The fact that Foles is hurt actually makes this easier to navigate. It’s a handy excuse to change quarterbacks without Nagy looking indecisive and Foles feeling the sting of being benched.

Whether the Bears go with Trubisky or Foles won’t matter much, but everyone has seen enough from Foles to know he’s not saving this season. Trubisky isn’t either, but he’s better at running for his life and has a better chance behind a bedraggled offensive line.

There’s no doubt Nagy has been weighing this. He hinted as much when he said of his quarterbacks last week, “Whatever we need to do, we will do. … When you lose four games in a row, it’s all on the table. Everything’s out there.”
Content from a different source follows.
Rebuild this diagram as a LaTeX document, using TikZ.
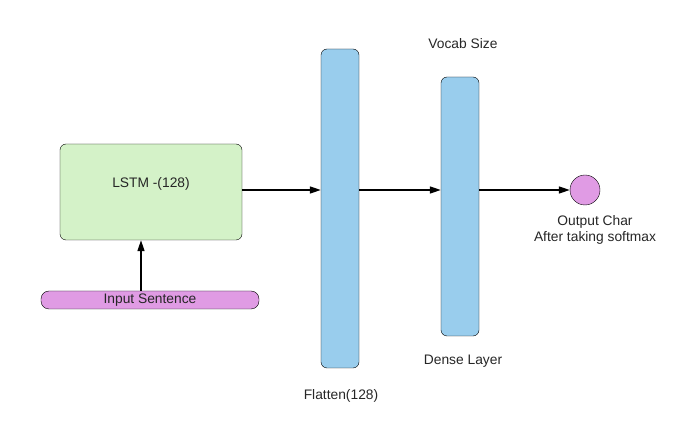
\documentclass[tikz,border=0pt]{standalone}
\usepackage{fontspec}
\setmainfont{Liberation Sans}
\usetikzlibrary{arrows.meta}
\definecolor{lstmgreen}{RGB}{212,242,200}
\definecolor{layerblue}{RGB}{153,205,237}
\definecolor{charpink}{RGB}{224,155,228}
\tikzset{
    layer/.style={draw, thin, rounded corners=6pt, fill=layerblue, minimum width=38pt},
    flow/.style={-{Triangle[length=11pt,width=7pt]}, line width=1.3pt},
    caption/.style={font=\fontsize{13.8}{16}\selectfont, text=black!85}
}
\begin{document}
\begin{tikzpicture}[x=1pt, y=-1pt]
    \useasboundingbox (0, 0) rectangle (691, 438);
    % Draw LSTM block and input bar
    \node[draw, thin, rounded corners=6pt, fill=lstmgreen, minimum width=182pt, minimum height=96pt] (lstm) at (151, 192) {};
    \node[caption] (lstmtext) at (151, 184) {LSTM -(128)};
    \node[draw, thin, rounded corners=8pt, fill=charpink, minimum width=218pt, minimum height=18pt, inner sep=0pt, caption] (input) at (150, 300) {Input Sentence};
    % Draw the two dense layers
    \node[layer, minimum height=319pt] (flatten) at (340, 208.5) {};
    \node[layer, minimum height=259pt] (dense) at (460, 206.5) {};
    % Draw output circle
    \node[draw, thin, circle, fill=charpink, minimum size=30pt] (out) at (585, 190) {};
    % Connect blocks
    \draw[flow] (input.north -| 141, 0) -- (lstm.south -| 141, 0);
    \draw[flow] (lstm.east |- 0, 190) -- (flatten.west |- 0, 190);
    \draw[flow] (flatten.east |- 0, 190) -- (dense.west |- 0, 190);
    \draw[flow] (dense.east |- 0, 190) -- (out.west);
    % Label layers
    \node[caption] (vocab) at (463, 44) {Vocab Size};
    \node[caption] (denselabel) at (463, 361) {Dense Layer};
    \node[caption] (flattenlabel) at (341, 396) {Flatten(128)};
    \node[caption, align=center] (outlabel) at (595, 230) {Output Char\\After taking softmax};
\end{tikzpicture}
\end{document}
He trusted his instinct and chose Trubisky over the franchise’s pricey offseason acquisition — general manager Ryan Pace once again outbid himself by giving up a fourth-round pick for Foles, then committed to him on a three-year, $24 million contract that’s essentially fully guaranteed — after watching the two practice for a month.

Nagy went with his gut again in Week 3. Sick of Trubisky sputtering, he turned to Foles and watched him lead a fantastic comeback over the Falcons.

Great, but Foles has done almost nothing since. Most of all, he hasn’t been definitively better than Trubisky. And if Foles needs everything around to be perfect in order to succeed, as it was when he won the Super Bowl with the Eagles, then there’s a long line of cheaper quarterbacks who could’ve stepped in and done just as well. That includes Trubisky.

Would the Bears be any worse if they had stuck with him? Wouldn’t they likely be 5-5 either way?

Foles has taken 74% of the snaps and thrown 77% of the passes, so his fingerprints are all over an offense that sits 31st in scoring, yardage and red-zone success and is dead last in third-down conversions.

The Bears are 2-5 in Foles’ seven starts, and while he is far from their only problem, he has done very little to help. He is 24th in completion percentage (65.0), 26th in yards per game (231.5) and 28th in passer rating (81.0). He has 10 touchdown passes against eight interceptions.

Trubisky got benched with an 87.4 rating. No one thinks he’ll change everything for the Bears’ stumbling offense, and his career stats against the Packers offer little hope: 60.7% completions, 253 yards per game, four touchdowns and one interception for an 80.0 rating. The Bears went 1-4 in those games.

But as opposed to the cement-footed Foles, Trubisky contributes as a runner. He added 30.1 yards rushing per game in 2018 — the league’s worst running game could use that — and has a career average of 5.7 per carry.

If he adds that threat and isn’t a devastating dropoff from Foles as a passer, it’s worth it for the Bears to make the change. And since this is all under the cover of being because of Foles’ injury, Nagy can test it out and change his mind again if needed.